Today was wonderful, well, sort of, anyway.

And I've found my new favorite place.

It started out with me being late to my counselor's appointment to finalize my classes (although that wasn't the wonderful part. P.S. if you're taking the tube, plan for extra time, and don't oversleep). After my visit to my counselor, I wandered a bit, in search of headphones (which I still can't find, and I've left my pair at home).

And then I went to Tate Britain. We had a guided tour, which, while interesting wasn't really worth the time (the guide wasn't very knowledgeable, and didn't tell us anything we couldn't have learned from reading the placards).

The museum is free to enter (they request a donation, but they'll let you in), and it's well worth your time. It's actually one of my favorite art museums (although as far as art museums go, I haven't actually been to that many).

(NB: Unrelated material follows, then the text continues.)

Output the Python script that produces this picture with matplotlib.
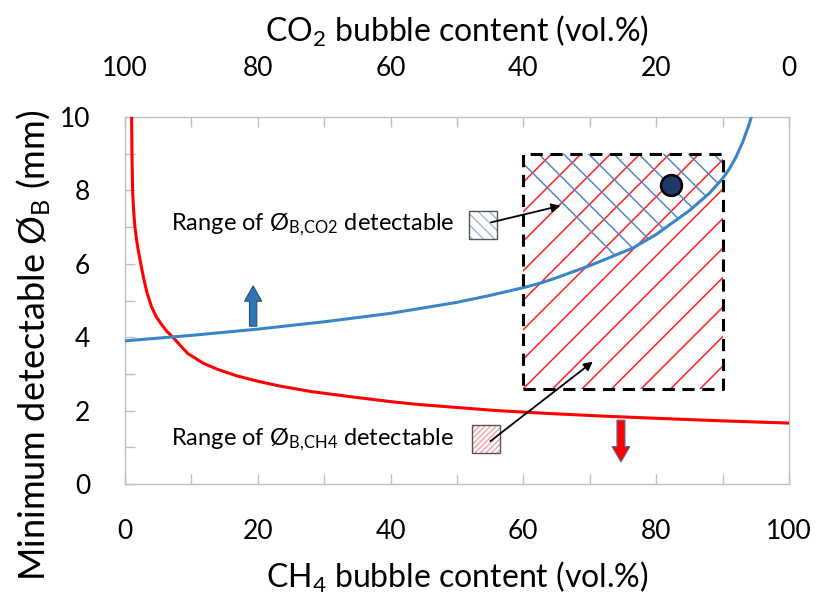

I'm not sure why I love art museums so much, but I guess it's just that I love story-telling, and I think that a painting is yet another way of telling a story. There aren't particularly very many famous masterpieces there, but the paintings are beautiful, many of them with a mythological focus (those are my favorites), and many interesting portraits, beginning with the Elizabethan and ending with the modern day. I stayed there until they kicked me out (they close at around 5:30), wandering the galleries on my own, furtively hiding my cup of coffee under my jacket (they don't let you bring food or drink into galleries), and letting the paintings absorb me. I will be back again, I know. That sort of calm isn't the sort of thing you allow to escape you easily.

By the time I left it was quite dark outside. The Thames rushed on its way in front of the Tate, and I decided to walk along it for a while (especially seeing as I had no idea where the nearest tube stop was). I had no idea where I was going, and I really didn't care. Strolling casually along the path (which probably identified me as a tourist, seeing as everyone else was rushing by on their way home), I watched the vulgar, glaring flourescent lights of buildings that must be quite ugly during the day reflected and softened, turned into a soft glow, like moonlight, on the darkened water.

With the buzz of cars, bicycles and buses crowding my ears on one side, the soft hush of the Thames on the other, I continued walking, past weathered buildings and highrises, around traffic circles, across London bridges (there are several of them, you know), thinking that this was really the London I wanted to see; the old with the new, the millenia-old Thames by my side, along with the motorcycle that almost ran me over (yeah, that happens to me A LOT).

I know I'm being cheesy here, and that this sounds cliche, but I really enjoyed walking tonight, at least until I got cold (about 40 minutes later) and discovered an urgent need to use the loo. While my walk-straight-till-you-find-a-tube-stop strategy didn't quite work, I wandered away past Westminster and the Houses of Parliament, including Big Ben (which is the bell, for those of you who don't know, not the tower or the clock), and found my way to the Westminster Underground.

For my part, I've discovered here that getting lost isn't such a bad thing, but that perhaps you should use the toilet before doing so.